Peines de prison ferme
Le fait que les « côtes » étaient en matériau souple a beaucoup aidé à les vendre. Le vendeur (surnommé fartsovchtchik) pouvait cacher 20 à 25 disques dissimulés dans une manche.
En règle générale, les vendeurs travaillaient par groupes de deux : l’un négociait avec l’acheteur et le second se tenait à proximité avec les marchandises. Vous pouviez acheter un disque pour un rouble à un rouble et demi. Pour les étudiants - le principal public des commerçants sous le manteau - il s’agissait d’un montant important. « À l’époque où j’étais étudiant, je pouvais très bien vivre toute la journée avec un rouble. Manger le petit-déjeuner, le déjeuner et le dîner », se souvient le musicologue et collectionneur soviétique Naoum Chafer.

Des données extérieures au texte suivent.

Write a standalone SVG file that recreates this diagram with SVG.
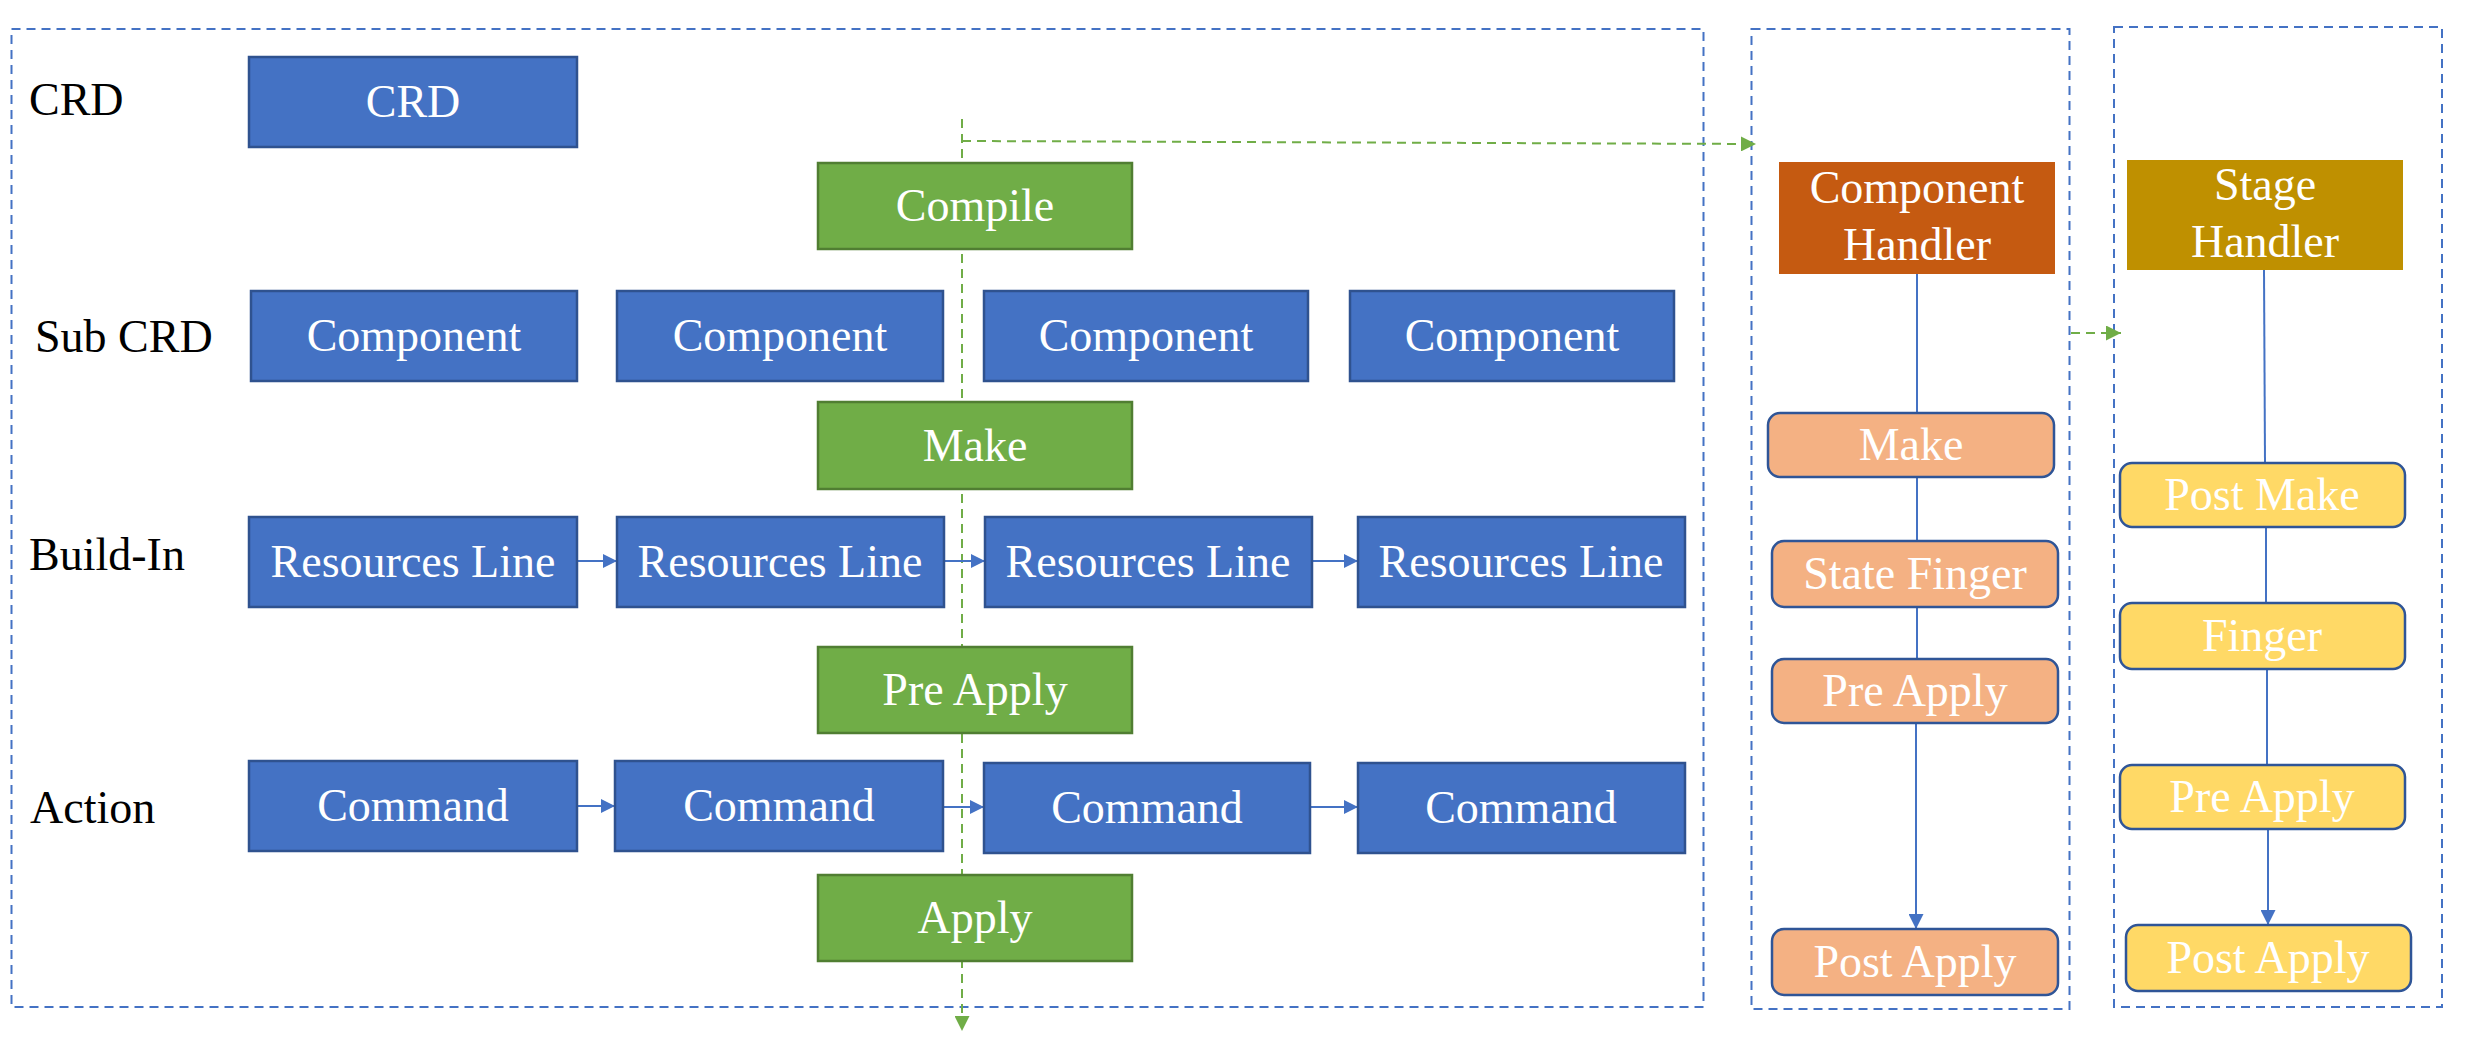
<svg xmlns="http://www.w3.org/2000/svg" width="2468" height="1038" viewBox="0 0 2468 1038">
<style>
text{font-family:"Liberation Serif","Times New Roman",serif;font-size:46px;}
.lbl{fill:#000;}
.t{fill:#fff;text-anchor:middle;}
.blue{fill:#4472C4;stroke:#2F528F;stroke-width:2.5;}
.green{fill:#70AD47;stroke:#507E32;stroke-width:2.5;}
.orange{fill:#F4B183;stroke:#2F5597;stroke-width:2.5;}
.yellow{fill:#FFD966;stroke:#2F5597;stroke-width:2.5;}
.cont{fill:none;stroke:#4472C4;stroke-width:2;stroke-dasharray:9 6;}
.gd{fill:none;stroke:#70AD47;stroke-width:2;stroke-dasharray:9 6;}
.bl{fill:none;stroke:#4472C4;stroke-width:2;}
</style>
<defs>
<marker id="ab" viewBox="0 0 10 10" refX="10" refY="5" markerWidth="14" markerHeight="14" markerUnits="userSpaceOnUse" orient="auto"><path d="M0,0 L10,5 L0,10 z" fill="#4472C4"/></marker>
<marker id="ab2" viewBox="0 0 10 10" refX="10" refY="5" markerWidth="15" markerHeight="15" markerUnits="userSpaceOnUse" orient="auto"><path d="M0,0 L10,5 L0,10 z" fill="#4472C4"/></marker>
<marker id="ag" viewBox="0 0 10 10" refX="10" refY="5" markerWidth="15" markerHeight="15" markerUnits="userSpaceOnUse" orient="auto"><path d="M0,0 L10,5 L0,10 z" fill="#70AD47"/></marker>
</defs>

<g id="containers">
<rect class="cont" x="11.5" y="29" width="1692" height="978"/>
<rect class="cont" x="1751.5" y="29" width="318" height="980"/>
<rect class="cont" x="2114" y="27" width="328" height="980"/>
</g>

<g id="labels">
<text class="lbl" x="29" y="115">CRD</text>
<text class="lbl" x="35" y="352">Sub CRD</text>
<text class="lbl" x="29" y="570">Build-In</text>
<text class="lbl" x="30" y="823">Action</text>
</g>

<g id="connectors">
<path class="gd" d="M962,119 L962,1031" marker-end="url(#ag)"/>
<path class="gd" d="M962,141 L1756,144" marker-end="url(#ag)"/>
<path class="gd" d="M2071,333 L2121,333" marker-end="url(#ag)"/>
<path class="bl" d="M577,561 L617,561" marker-end="url(#ab)"/>
<path class="bl" d="M944,561 L985,561" marker-end="url(#ab)"/>
<path class="bl" d="M1312,561 L1358,561" marker-end="url(#ab)"/>
<path class="bl" d="M577,806 L615,806" marker-end="url(#ab)"/>
<path class="bl" d="M943,807 L984,807" marker-end="url(#ab)"/>
<path class="bl" d="M1310,807 L1358,807" marker-end="url(#ab)"/>
<path class="bl" d="M1917,274 L1917,413"/>
<path class="bl" d="M1917,477 L1917,541"/>
<path class="bl" d="M1917,607 L1917,659"/>
<path class="bl" d="M1916,723 L1916,929" marker-end="url(#ab2)"/>
<path class="bl" d="M2264,270 L2265,463"/>
<path class="bl" d="M2266,527 L2266,603"/>
<path class="bl" d="M2267,669 L2267,765"/>
<path class="bl" d="M2268,829 L2268,925" marker-end="url(#ab2)"/>
</g>

<g id="crd"><rect class="blue" x="249" y="57" width="328" height="90"/><text class="t" x="413" y="117">CRD</text></g>
<g id="compile"><rect class="green" x="818" y="163" width="314" height="86"/><text class="t" x="975" y="221">Compile</text></g>
<g id="component1"><rect class="blue" x="251" y="291" width="326" height="90"/><text class="t" x="414" y="351">Component</text></g>
<g id="component2"><rect class="blue" x="617" y="291" width="326" height="90"/><text class="t" x="780" y="351">Component</text></g>
<g id="component3"><rect class="blue" x="984" y="291" width="324" height="90"/><text class="t" x="1146" y="351">Component</text></g>
<g id="component4"><rect class="blue" x="1350" y="291" width="324" height="90"/><text class="t" x="1512" y="351">Component</text></g>
<g id="make"><rect class="green" x="818" y="402" width="314" height="87"/><text class="t" x="975" y="461">Make</text></g>
<g id="res1"><rect class="blue" x="249" y="517" width="328" height="90"/><text class="t" x="413" y="577">Resources Line</text></g>
<g id="res2"><rect class="blue" x="617" y="517" width="327" height="90"/><text class="t" x="780" y="577">Resources Line</text></g>
<g id="res3"><rect class="blue" x="985" y="517" width="327" height="90"/><text class="t" x="1148" y="577">Resources Line</text></g>
<g id="res4"><rect class="blue" x="1358" y="517" width="327" height="90"/><text class="t" x="1521" y="577">Resources Line</text></g>
<g id="preapply"><rect class="green" x="818" y="647" width="314" height="86"/><text class="t" x="975" y="705">Pre Apply</text></g>
<g id="cmd1"><rect class="blue" x="249" y="761" width="328" height="90"/><text class="t" x="413" y="821">Command</text></g>
<g id="cmd2"><rect class="blue" x="615" y="761" width="328" height="90"/><text class="t" x="779" y="821">Command</text></g>
<g id="cmd3"><rect class="blue" x="984" y="763" width="326" height="90"/><text class="t" x="1147" y="823">Command</text></g>
<g id="cmd4"><rect class="blue" x="1358" y="763" width="327" height="90"/><text class="t" x="1521" y="823">Command</text></g>
<g id="apply"><rect class="green" x="818" y="875" width="314" height="86"/><text class="t" x="975" y="933">Apply</text></g>

<g id="component-handler"><rect x="1779" y="162" width="276" height="112" fill="#C55A11"/><text class="t" x="1917" y="203">Component</text><text class="t" x="1917" y="260">Handler</text></g>
<g id="ch-make"><rect class="orange" x="1768" y="413" width="286" height="64" rx="12"/><text class="t" x="1911" y="460">Make</text></g>
<g id="ch-statefinger"><rect class="orange" x="1772" y="541" width="286" height="66" rx="12"/><text class="t" x="1915" y="589">State Finger</text></g>
<g id="ch-preapply"><rect class="orange" x="1772" y="659" width="286" height="64" rx="12"/><text class="t" x="1915" y="706">Pre Apply</text></g>
<g id="ch-postapply"><rect class="orange" x="1772" y="929" width="286" height="66" rx="12"/><text class="t" x="1915" y="977">Post Apply</text></g>

<g id="stage-handler"><rect x="2127" y="160" width="276" height="110" fill="#BF9000"/><text class="t" x="2265" y="200">Stage</text><text class="t" x="2265" y="257">Handler</text></g>
<g id="sh-postmake"><rect class="yellow" x="2120" y="463" width="285" height="64" rx="12"/><text class="t" x="2262" y="510">Post Make</text></g>
<g id="sh-finger"><rect class="yellow" x="2120" y="603" width="285" height="66" rx="12"/><text class="t" x="2262" y="651">Finger</text></g>
<g id="sh-preapply"><rect class="yellow" x="2120" y="765" width="285" height="64" rx="12"/><text class="t" x="2262" y="812">Pre Apply</text></g>
<g id="sh-postapply"><rect class="yellow" x="2126" y="925" width="285" height="66" rx="12"/><text class="t" x="2268" y="973">Post Apply</text></g>
</svg>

Les vendeurs faisaient beaucoup d’argent, mais à chaque fois ils risquaient la prison. La vente de marchandises de la main à la main en URSS, comme toute entreprise privée, était interdite. Les principaux producteurs de « côtes » à Leningrad, Rouslan Bogoslovski et Boris Taïguine, ont été arrêtés à plusieurs reprises, ce qui n’a cependant pas éradiqué les enregistrements illégaux.
La première fois, Bogoslovski a été condamné à trois ans de prison et Taïguine à cinq. Cependant, lorsqu’ils ont été libérés, ils ont restauré le matériel et ont immédiatement tout recommencé. Quatre ans plus tard, Bogoslovski a été arrêté à nouveau et a cette fois écopé de trois ans. Pendant ce temps, il a trouvé un moyen de faire des disques « durs » à la maison. Une fois libre, il a mis en place leur production - pour cela, il s’est retrouvé en prison pour la troisième fois.
Ce qui a vraiment porté le coup de grâce aux disques soviétiques faits maison est le progrès technologique : lorsque les magnétophones à bobines sont apparus sur le marché, les disques vinyle sont devenus obsolètes.